**YOUR INSTRUCTIONS**:
Give every entry again, unchanged, and leave its images out.

---------- EXTRACTED RECORDS

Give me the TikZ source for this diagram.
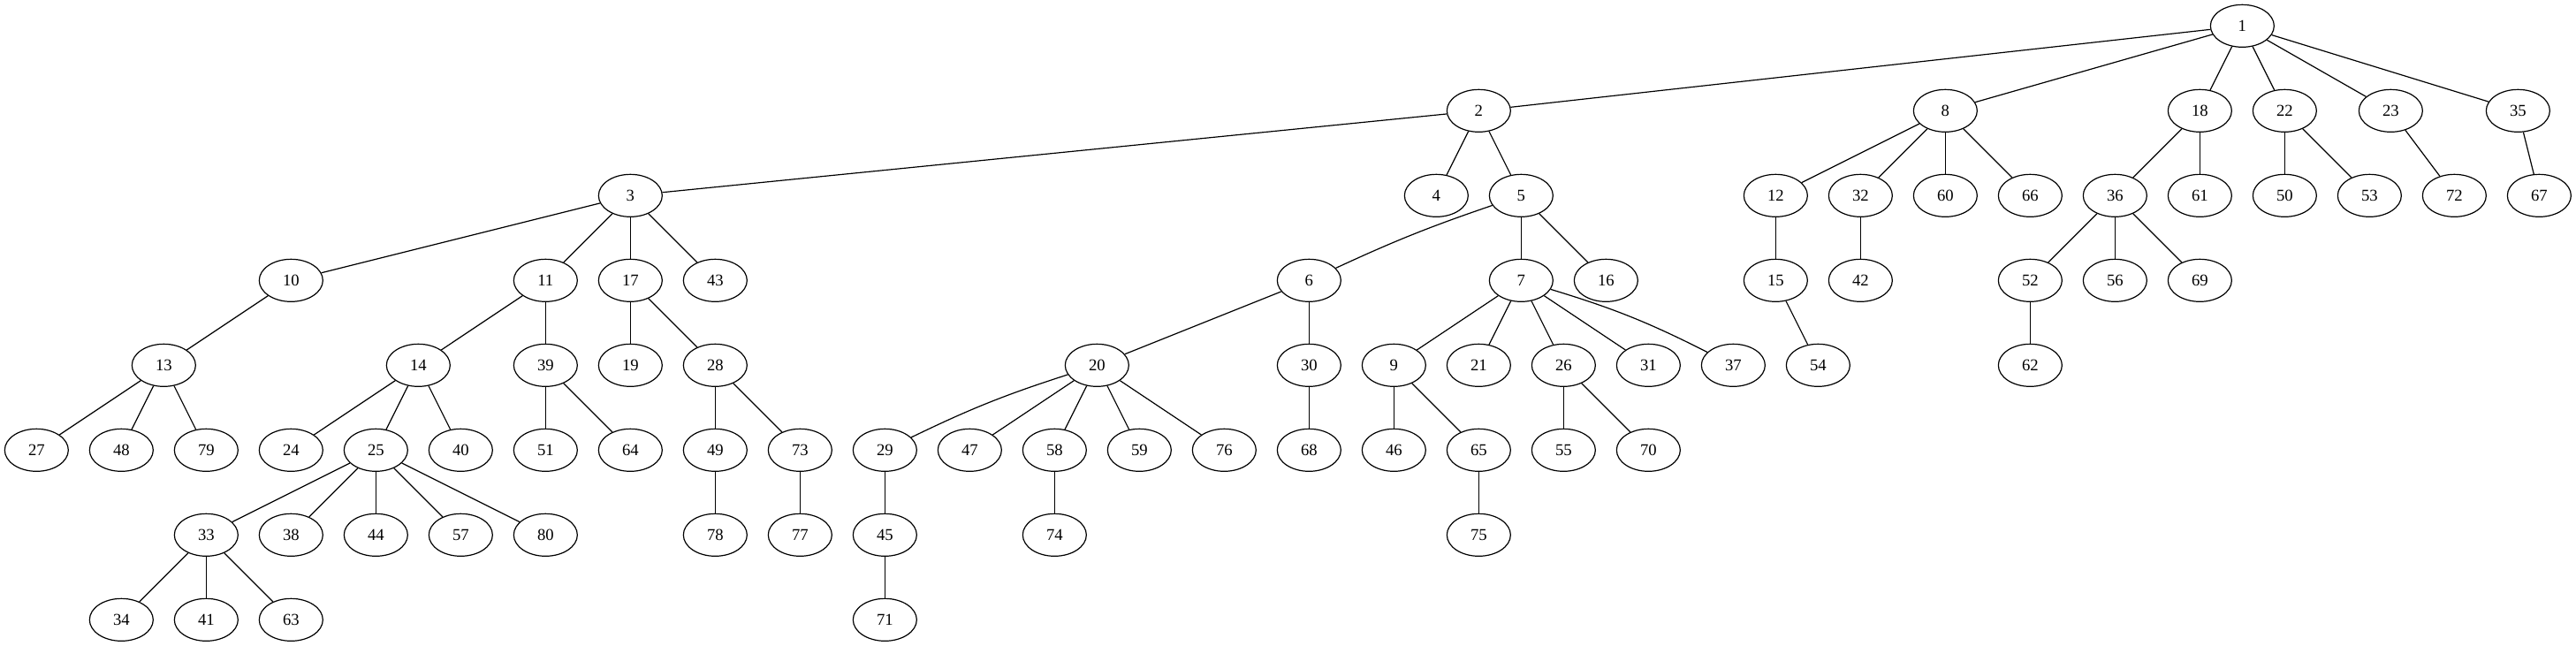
\documentclass[tikz,border=0pt]{standalone}
\usepackage{fontspec}
\setmainfont{Liberation Serif}
\usetikzlibrary{shapes.geometric}
\tikzset{
  nd/.style={draw, ellipse, minimum width=54pt, minimum height=36pt, inner sep=0pt, line width=0.9pt, font=\fontsize{14}{16}\selectfont},
  ed/.style={line width=0.9pt}
}
\begin{document}
\begin{tikzpicture}[x=1pt,y=1pt]
\useasboundingbox (0,0) rectangle (2186.25,548.25);
% row 0
\node[nd] (n1) at (1903,526.25) {1};
% row 1
\node[nd] (n2) at (1255,454.25) {2};
\node[nd] (n8) at (1651,454.25) {8};
\node[nd] (n18) at (1867,454.25) {18};
\node[nd] (n22) at (1939,454.25) {22};
\node[nd] (n23) at (2029,454.25) {23};
\node[nd] (n35) at (2137,454.25) {35};
% row 2
\node[nd] (n3) at (535,382.25) {3};
\node[nd] (n4) at (1219,382.25) {4};
\node[nd] (n5) at (1291,382.25) {5};
\node[nd] (n12) at (1507,382.25) {12};
\node[nd] (n32) at (1579,382.25) {32};
\node[nd] (n60) at (1651,382.25) {60};
\node[nd] (n66) at (1723,382.25) {66};
\node[nd] (n36) at (1795,382.25) {36};
\node[nd] (n61) at (1867,382.25) {61};
\node[nd] (n50) at (1939,382.25) {50};
\node[nd] (n53) at (2011,382.25) {53};
\node[nd] (n72) at (2083,382.25) {72};
\node[nd] (n67) at (2155,382.25) {67};
% row 3
\node[nd] (n10) at (247,310.25) {10};
\node[nd] (n11) at (463,310.25) {11};
\node[nd] (n17) at (535,310.25) {17};
\node[nd] (n43) at (607,310.25) {43};
\node[nd] (n6) at (1111,310.25) {6};
\node[nd] (n7) at (1291,310.25) {7};
\node[nd] (n16) at (1363,310.25) {16};
\node[nd] (n15) at (1507,310.25) {15};
\node[nd] (n42) at (1579,310.25) {42};
\node[nd] (n52) at (1723,310.25) {52};
\node[nd] (n56) at (1795,310.25) {56};
\node[nd] (n69) at (1867,310.25) {69};
% row 4
\node[nd] (n13) at (139,238.25) {13};
\node[nd] (n14) at (355,238.25) {14};
\node[nd] (n39) at (463,238.25) {39};
\node[nd] (n19) at (535,238.25) {19};
\node[nd] (n28) at (607,238.25) {28};
\node[nd] (n20) at (931,238.25) {20};
\node[nd] (n30) at (1111,238.25) {30};
\node[nd] (n9) at (1183,238.25) {9};
\node[nd] (n21) at (1255,238.25) {21};
\node[nd] (n26) at (1327,238.25) {26};
\node[nd] (n31) at (1399,238.25) {31};
\node[nd] (n37) at (1471,238.25) {37};
\node[nd] (n54) at (1543,238.25) {54};
\node[nd] (n62) at (1723,238.25) {62};
% row 5
\node[nd] (n27) at (31,166.25) {27};
\node[nd] (n48) at (103,166.25) {48};
\node[nd] (n79) at (175,166.25) {79};
\node[nd] (n24) at (247,166.25) {24};
\node[nd] (n25) at (319,166.25) {25};
\node[nd] (n40) at (391,166.25) {40};
\node[nd] (n51) at (463,166.25) {51};
\node[nd] (n64) at (535,166.25) {64};
\node[nd] (n49) at (607,166.25) {49};
\node[nd] (n73) at (679,166.25) {73};
\node[nd] (n29) at (751,166.25) {29};
\node[nd] (n47) at (823,166.25) {47};
\node[nd] (n58) at (895,166.25) {58};
\node[nd] (n59) at (967,166.25) {59};
\node[nd] (n76) at (1039,166.25) {76};
\node[nd] (n68) at (1111,166.25) {68};
\node[nd] (n46) at (1183,166.25) {46};
\node[nd] (n65) at (1255,166.25) {65};
\node[nd] (n55) at (1327,166.25) {55};
\node[nd] (n70) at (1399,166.25) {70};
% row 6
\node[nd] (n33) at (175,94.25) {33};
\node[nd] (n38) at (247,94.25) {38};
\node[nd] (n44) at (319,94.25) {44};
\node[nd] (n57) at (391,94.25) {57};
\node[nd] (n80) at (463,94.25) {80};
\node[nd] (n78) at (607,94.25) {78};
\node[nd] (n77) at (679,94.25) {77};
\node[nd] (n45) at (751,94.25) {45};
\node[nd] (n74) at (895,94.25) {74};
\node[nd] (n75) at (1255,94.25) {75};
% row 7
\node[nd] (n34) at (103,22.25) {34};
\node[nd] (n41) at (175,22.25) {41};
\node[nd] (n63) at (247,22.25) {63};
\node[nd] (n71) at (751,22.25) {71};
% edges
\foreach \a/\b in {1/2,1/8,1/18,1/22,1/23,1/35,
  2/3,2/4,2/5,
  3/10,3/11,3/17,3/43,
  5/7,5/16,
  8/12,8/32,8/60,8/66,
  18/36,18/61,22/50,22/53,23/72,35/67,
  10/13,11/14,11/39,17/19,17/28,
  6/20,6/30,
  7/9,7/21,7/26,7/31,
  12/15,32/42,
  36/52,36/56,36/69,
  13/27,13/48,13/79,
  14/24,14/25,14/40,
  39/51,39/64,28/49,28/73,
  20/47,20/58,20/59,20/76,
  30/68,9/46,9/65,26/55,26/70,15/54,52/62,
  25/33,25/38,25/44,25/57,25/80,
  49/78,73/77,29/45,58/74,65/75,
  33/34,33/41,33/63,45/71}
  \draw[ed] (n\a) -- (n\b);
\draw[ed] (n5) to[bend right=3] (n6);
\draw[ed] (n7) to[bend left=5] (n37);
\draw[ed] (n20) to[bend right=4] (n29);
\end{tikzpicture}
\end{document}
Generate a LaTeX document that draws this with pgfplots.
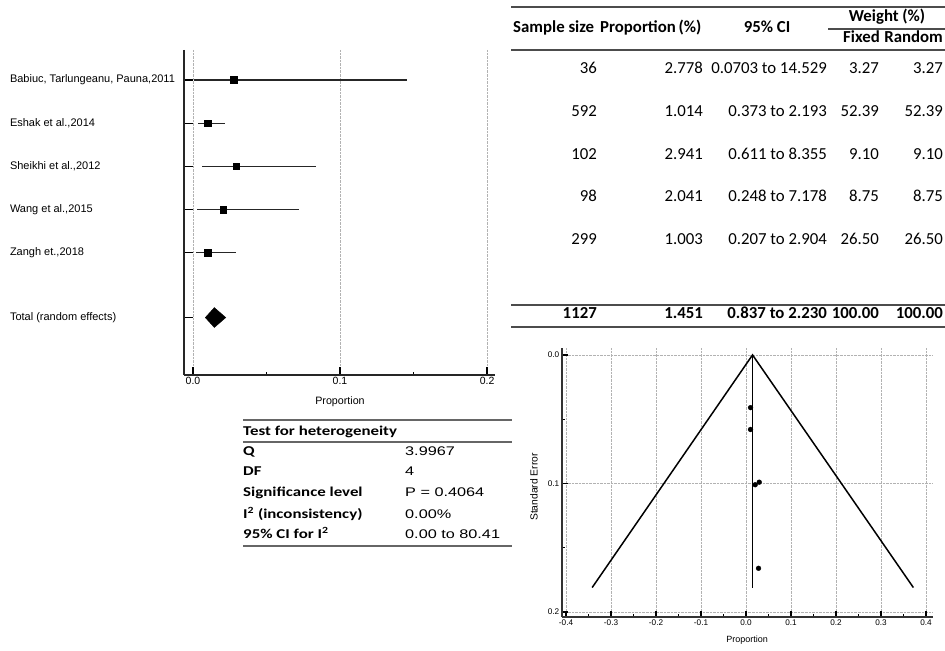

--------------------

**SOLVED PROBLEM**:
Give me the TikZ source for this diagram.
\documentclass[tikz,border=0pt]{standalone}
\usepackage{fontspec}
\setmainfont{Liberation Serif}
\usetikzlibrary{shapes.geometric}
\tikzset{
  nd/.style={draw, ellipse, minimum width=54pt, minimum height=36pt, inner sep=0pt, line width=0.9pt, font=\fontsize{14}{16}\selectfont},
  ed/.style={line width=0.9pt}
}
\begin{document}
\begin{tikzpicture}[x=1pt,y=1pt]
\useasboundingbox (0,0) rectangle (2186.25,548.25);
% row 0
\node[nd] (n1) at (1903,526.25) {1};
% row 1
\node[nd] (n2) at (1255,454.25) {2};
\node[nd] (n8) at (1651,454.25) {8};
\node[nd] (n18) at (1867,454.25) {18};
\node[nd] (n22) at (1939,454.25) {22};
\node[nd] (n23) at (2029,454.25) {23};
\node[nd] (n35) at (2137,454.25) {35};
% row 2
\node[nd] (n3) at (535,382.25) {3};
\node[nd] (n4) at (1219,382.25) {4};
\node[nd] (n5) at (1291,382.25) {5};
\node[nd] (n12) at (1507,382.25) {12};
\node[nd] (n32) at (1579,382.25) {32};
\node[nd] (n60) at (1651,382.25) {60};
\node[nd] (n66) at (1723,382.25) {66};
\node[nd] (n36) at (1795,382.25) {36};
\node[nd] (n61) at (1867,382.25) {61};
\node[nd] (n50) at (1939,382.25) {50};
\node[nd] (n53) at (2011,382.25) {53};
\node[nd] (n72) at (2083,382.25) {72};
\node[nd] (n67) at (2155,382.25) {67};
% row 3
\node[nd] (n10) at (247,310.25) {10};
\node[nd] (n11) at (463,310.25) {11};
\node[nd] (n17) at (535,310.25) {17};
\node[nd] (n43) at (607,310.25) {43};
\node[nd] (n6) at (1111,310.25) {6};
\node[nd] (n7) at (1291,310.25) {7};
\node[nd] (n16) at (1363,310.25) {16};
\node[nd] (n15) at (1507,310.25) {15};
\node[nd] (n42) at (1579,310.25) {42};
\node[nd] (n52) at (1723,310.25) {52};
\node[nd] (n56) at (1795,310.25) {56};
\node[nd] (n69) at (1867,310.25) {69};
% row 4
\node[nd] (n13) at (139,238.25) {13};
\node[nd] (n14) at (355,238.25) {14};
\node[nd] (n39) at (463,238.25) {39};
\node[nd] (n19) at (535,238.25) {19};
\node[nd] (n28) at (607,238.25) {28};
\node[nd] (n20) at (931,238.25) {20};
\node[nd] (n30) at (1111,238.25) {30};
\node[nd] (n9) at (1183,238.25) {9};
\node[nd] (n21) at (1255,238.25) {21};
\node[nd] (n26) at (1327,238.25) {26};
\node[nd] (n31) at (1399,238.25) {31};
\node[nd] (n37) at (1471,238.25) {37};
\node[nd] (n54) at (1543,238.25) {54};
\node[nd] (n62) at (1723,238.25) {62};
% row 5
\node[nd] (n27) at (31,166.25) {27};
\node[nd] (n48) at (103,166.25) {48};
\node[nd] (n79) at (175,166.25) {79};
\node[nd] (n24) at (247,166.25) {24};
\node[nd] (n25) at (319,166.25) {25};
\node[nd] (n40) at (391,166.25) {40};
\node[nd] (n51) at (463,166.25) {51};
\node[nd] (n64) at (535,166.25) {64};
\node[nd] (n49) at (607,166.25) {49};
\node[nd] (n73) at (679,166.25) {73};
\node[nd] (n29) at (751,166.25) {29};
\node[nd] (n47) at (823,166.25) {47};
\node[nd] (n58) at (895,166.25) {58};
\node[nd] (n59) at (967,166.25) {59};
\node[nd] (n76) at (1039,166.25) {76};
\node[nd] (n68) at (1111,166.25) {68};
\node[nd] (n46) at (1183,166.25) {46};
\node[nd] (n65) at (1255,166.25) {65};
\node[nd] (n55) at (1327,166.25) {55};
\node[nd] (n70) at (1399,166.25) {70};
% row 6
\node[nd] (n33) at (175,94.25) {33};
\node[nd] (n38) at (247,94.25) {38};
\node[nd] (n44) at (319,94.25) {44};
\node[nd] (n57) at (391,94.25) {57};
\node[nd] (n80) at (463,94.25) {80};
\node[nd] (n78) at (607,94.25) {78};
\node[nd] (n77) at (679,94.25) {77};
\node[nd] (n45) at (751,94.25) {45};
\node[nd] (n74) at (895,94.25) {74};
\node[nd] (n75) at (1255,94.25) {75};
% row 7
\node[nd] (n34) at (103,22.25) {34};
\node[nd] (n41) at (175,22.25) {41};
\node[nd] (n63) at (247,22.25) {63};
\node[nd] (n71) at (751,22.25) {71};
% edges
\foreach \a/\b in {1/2,1/8,1/18,1/22,1/23,1/35,
  2/3,2/4,2/5,
  3/10,3/11,3/17,3/43,
  5/7,5/16,
  8/12,8/32,8/60,8/66,
  18/36,18/61,22/50,22/53,23/72,35/67,
  10/13,11/14,11/39,17/19,17/28,
  6/20,6/30,
  7/9,7/21,7/26,7/31,
  12/15,32/42,
  36/52,36/56,36/69,
  13/27,13/48,13/79,
  14/24,14/25,14/40,
  39/51,39/64,28/49,28/73,
  20/47,20/58,20/59,20/76,
  30/68,9/46,9/65,26/55,26/70,15/54,52/62,
  25/33,25/38,25/44,25/57,25/80,
  49/78,73/77,29/45,58/74,65/75,
  33/34,33/41,33/63,45/71}
  \draw[ed] (n\a) -- (n\b);
\draw[ed] (n5) to[bend right=3] (n6);
\draw[ed] (n7) to[bend left=5] (n37);
\draw[ed] (n20) to[bend right=4] (n29);
\end{tikzpicture}
\end{document}
Generate a LaTeX document that draws this with pgfplots.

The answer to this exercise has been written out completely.